The Coral Gables restaurant where I work part-time as a bartender is a corporate one, subject to corporate decision-making, and we just recently got briefed on the new policy from upstairs that forbids any use of the word “no” when dealing with customers. Even “no problem” in response to someone saying thanks. The reasoning is that the word just sounds abrasive to begin with (curt, forbidding) but also it suggests agency on the part of the business, like we’re here for something other than service, that there are things the restaurant will and won’t allow, services we will and won’t provide.
Calls to mind the e.e. cummings, his poem “i sing of Olaf glad and big”
Olaf(upon what were once knees) / does almost ceaselessly repeat / “there is some shit I will not eat”
e.e. cummings
Last week after serving a curt and forbidding family of eight that tipped $7 on their $200 tab I asked my manager if it’d be possible to implement what seems like the fairly common requirement of 18% gratuity on parties of eight or more.

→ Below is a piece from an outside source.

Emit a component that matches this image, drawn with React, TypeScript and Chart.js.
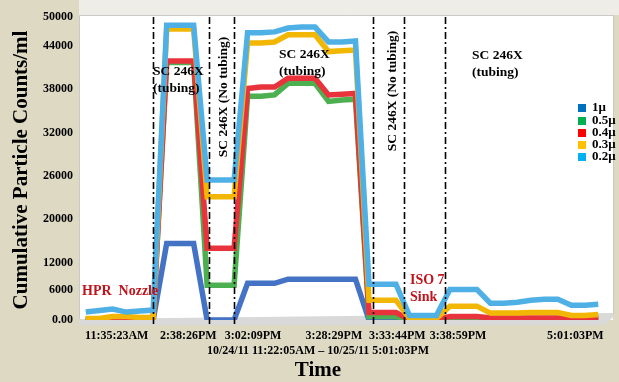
import React, { useEffect, useRef } from 'react';
import { Chart, registerables } from 'chart.js';

Chart.register(...registerables);

const FAM = '"Liberation Serif", "Times New Roman", serif';

// Category axis: 39 sample points (index 0..38); only some times are labelled
const timeLabels = ['11:35:23AM', '2:38:26PM', '3:02:09PM', '3:28:29PM', '3:33:44PM', '3:38:59PM', '5:01:03PM'];
const timeLabelPos = [2.3, 7.6, 12.4, 18.4, 23.1, 27.6, 36.3];

// Y axis tick labels (as printed) and their relative positions on the axis
const yTickValues = [0, 6000, 12000, 20000, 26000, 32000, 38000, 44000, 50000];
const yTickText = ['0.00', '6000', '12000', '20000', '26000', '32000', '38000', '44000', '50000'];
const yTickFracs = [0, 0.098, 0.19, 0.333, 0.476, 0.619, 0.762, 0.905, 1];

const seriesNames = ['1\u03bc', '0.5\u03bc', '0.4\u03bc', '0.3\u03bc', '0.2\u03bc'];
const lineColors = ['#4472C4', '#4CAF50', '#E8333C', '#F2B705', '#4FB0E6'];
const legendColors = ['#0070C0', '#00B050', '#FF0000', '#FFC000', '#00B0F0'];

const s1u = [0, 0, 0, 0, 0, 0, 15500, 15500, 15500, 0, 0, 0, 7500, 7500, 7500, 8400, 8400, 8400, 8400, 8400, 8400,
  0, 0, 0, 0, 0, 0, 0, 0, 0, 0, 0, 0, 0, 0, 0, 0, 0, 0];
const s05u = [100, 100, 100, 100, 100, 100, 41700, 41700, 41700, 7100, 7100, 7100, 37000, 37000, 37200, 38800, 38800, 38800, 36300, 36500, 36600,
  700, 700, 700, 50, 50, 50, 300, 300, 300, 150, 150, 150, 150, 150, 150, 150, 150, 150];
const s04u = [200, 200, 300, 300, 200, 200, 41900, 41900, 41900, 14600, 14600, 14600, 38100, 38300, 38300, 39500, 39500, 39500, 37200, 37300, 37400,
  1500, 1500, 1500, 100, 100, 100, 700, 700, 700, 400, 400, 400, 400, 400, 400, 500, 500, 500];
const s03u = [300, 300, 700, 700, 500, 500, 47500, 47500, 47500, 23100, 23100, 23100, 44600, 44600, 44800, 46300, 46300, 46300, 43200, 43300, 43400,
  4000, 4000, 4000, 300, 300, 300, 2800, 2800, 2800, 1400, 1400, 1400, 1500, 1500, 1500, 900, 900, 1100];
const s02u = [1600, 1900, 2200, 1600, 1800, 2000, 48300, 48300, 48300, 25400, 25400, 25400, 46700, 46700, 46900, 47700, 47900, 47900, 44800, 44800, 45000,
  7300, 7300, 7300, 900, 900, 900, 6200, 6200, 6200, 3400, 3400, 3600, 4000, 4200, 4200, 3000, 3000, 3200];

const seriesData = [s1u, s05u, s04u, s03u, s02u];

// Vertical dash-dot separators (in sample-index units)
const dividerPos = [5, 9.15, 11, 21.3, 23.6, 26.65];

function toAxis(v: number): number {
  for (let k = 1; k < yTickValues.length; k++) {
    if (v <= yTickValues[k]) {
      const t = (v - yTickValues[k - 1]) / (yTickValues[k] - yTickValues[k - 1]);
      return yTickFracs[k - 1] + t * (yTickFracs[k] - yTickFracs[k - 1]);
    }
  }
  return 1;
}

const decor = {
  id: 'decor',
  beforeDraw(chart: any) {
    const { ctx, chartArea: a, width, height } = chart;
    ctx.save();
    ctx.fillStyle = '#DDD9C3';
    ctx.fillRect(0, 0, width, height);
    // top strip
    ctx.fillStyle = '#EEEDE7';
    ctx.fillRect(a.left, 0, width - a.left, a.top - 2);
    // back wall (white)
    ctx.fillStyle = '#FFFFFF';
    ctx.fillRect(a.left, a.top - 2, a.right + 8 - a.left, a.bottom - a.top + 2);
    ctx.strokeStyle = '#C9C9C9';
    ctx.lineWidth = 1;
    ctx.beginPath();
    ctx.moveTo(a.left + 0.5, a.bottom);
    ctx.lineTo(a.left + 0.5, a.top - 1.5);
    ctx.lineTo(a.right + 8.5, a.top - 1.5);
    ctx.lineTo(a.right + 8.5, a.bottom - 6);
    ctx.stroke();
    // floor
    ctx.fillStyle = '#D9D9D9';
    ctx.beginPath();
    ctx.moveTo(a.left, a.bottom - 1);
    ctx.lineTo(a.right + 8, a.bottom - 7);
    ctx.lineTo(a.right + 8, a.bottom - 3);
    ctx.lineTo(a.right, a.bottom + 5);
    ctx.lineTo(a.left, a.bottom + 5);
    ctx.closePath();
    ctx.fill();
    ctx.restore();
  },
  afterDatasetsDraw(chart: any) {
    const { ctx, chartArea: a, scales } = chart;
    const xs = scales.x;
    ctx.save();
    // separators
    ctx.strokeStyle = '#000000';
    ctx.lineWidth = 1.6;
    ctx.setLineDash([7, 3, 2, 3]);
    dividerPos.forEach((p) => {
      const x = Math.round(xs.getPixelForValue(p)) + 0.5;
      ctx.beginPath();
      ctx.moveTo(x, a.top);
      ctx.lineTo(x, a.bottom + 5);
      ctx.stroke();
    });
    ctx.setLineDash([]);

    ctx.textBaseline = 'middle';
    ctx.textAlign = 'left';
    ctx.font = `bold 13.5px ${FAM}`;
    ctx.fillStyle = '#000000';
    const blocks: [number, number][] = [[153, 72], [279, 55], [472, 56]];
    blocks.forEach(([x, y]) => {
      ctx.fillText('SC 246X', x, y);
      ctx.fillText('(tubing)', x, y + 17);
    });
    const rot: [number, number][] = [[224, 97], [393, 91]];
    rot.forEach(([x, y]) => {
      ctx.save();
      ctx.translate(x, y);
      ctx.rotate(-Math.PI / 2);
      ctx.textAlign = 'center';
      ctx.fillText('SC 246X (No tubing)', 0, 0);
      ctx.restore();
    });
    ctx.fillStyle = '#C0141C';
    ctx.font = `bold 14px ${FAM}`;
    ctx.fillText('HPR  Nozzle', 82, 291);
    ctx.fillText('ISO 7', 410, 280);
    ctx.fillText('Sink', 410, 297);

    // legend
    const ly = [108, 121, 133, 145, 157];
    ctx.font = `bold 13px ${FAM}`;
    seriesNames.forEach((n, i) => {
      ctx.fillStyle = legendColors[i];
      ctx.fillRect(578, ly[i] - 4, 8, 8);
      ctx.fillStyle = '#000000';
      ctx.fillText(n, 592, ly[i]);
    });

    // axis titles
    ctx.fillStyle = '#000000';
    ctx.font = `bold 12px ${FAM}`;
    ctx.textAlign = 'center';
    ctx.fillText('10/24/11 11:22:05AM \u2013 10/25/11 5:01:03PM', 318, 351);
    ctx.font = `bold 21px ${FAM}`;
    ctx.fillText('Time', 318, 371);
    ctx.save();
    ctx.translate(22, 170);
    ctx.rotate(-Math.PI / 2);
    ctx.fillText('Cumulative Particle Counts/ml', 0, 0);
    ctx.restore();
    ctx.restore();
  },
};

export default function App() {
  const ref = useRef<HTMLCanvasElement | null>(null);
  useEffect(() => {
    document.body.style.margin = '0';
    const canvas = ref.current;
    if (!canvas) return;
    const chart = new Chart(canvas, {
      type: 'line',
      data: {
        datasets: seriesData.map((arr, k) => ({
          label: seriesNames[k],
          data: arr.map((v, i) => ({ x: i, y: toAxis(v) })),
          borderColor: lineColors[k],
          backgroundColor: lineColors[k],
          borderWidth: 5.5,
          pointRadius: 0,
          tension: 0,
          borderJoinStyle: 'miter',
          fill: false,
          order: seriesData.length - 1 - k,
        })),
      },
      options: {
        responsive: false,
        animation: false,
        devicePixelRatio: 1,
        layout: { padding: { top: 17, right: 14, left: 0, bottom: 0 } },
        plugins: { legend: { display: false }, tooltip: { enabled: false }, title: { display: false } },
        scales: {
          x: {
            type: 'linear',
            min: -0.5,
            max: 38.5,
            grid: { display: false, drawTicks: false },
            border: { display: false },
            afterBuildTicks: (s: any) => { s.ticks = timeLabelPos.map((v) => ({ value: v })); },
            afterFit: (s: any) => { s.height = 62; },
            ticks: {
              autoSkip: false,
              maxRotation: 0,
              padding: 9,
              color: '#000000',
              font: { family: FAM, size: 12, weight: 'bold' },
              callback: (_v: any, i: number) => timeLabels[i],
            },
          },
          y: {
            type: 'linear',
            min: 0,
            max: 1,
            grid: { display: false, drawTicks: false },
            border: { display: false },
            afterBuildTicks: (s: any) => { s.ticks = yTickFracs.map((v) => ({ value: v })); },
            afterFit: (s: any) => { s.width = 79; },
            ticks: {
              padding: 6,
              color: '#000000',
              font: { family: FAM, size: 12, weight: 'bold' },
              callback: (_v: any, i: number) => yTickText[i],
            },
          },
        },
      },
      plugins: [decor],
    } as any);
    return () => chart.destroy();
  }, []);
  return (
    <div style={{ width: 619, height: 382 }}>
      <canvas ref={ref} width={619} height={382} style={{ display: 'block', width: 619, height: 382 }} />
    </div>
  );
}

He said no there’s no chance of that ever happening.
A case could’ve been argued but he dished his answer with a sympathetic look of total certainty, one that flexed how he too is subject to the whims of corporate governance that cares little for the client and less for the worker and all but entirely for the Dollar Herself. My manager’s only 25 and he works over 50 hours a week but he doesn’t have health insurance because the corporate plan he’s offered costs $300 a month and his salary isn’t enough that he can afford it (clever trick).

That party of eight, the ones who tipped about 4%, the first topping they requested on one of their three large pizzas, was corn.
I said, “I’m sorry, sir, we don’t have corn.”
He blinked at me. “You don’t have corn.”
Without even thinking about it I said, “No, I’m sorry, no corn.”
Broke the rules twice in just a single sentence.
It’s a talent one cultivates only with many years of writing, reading.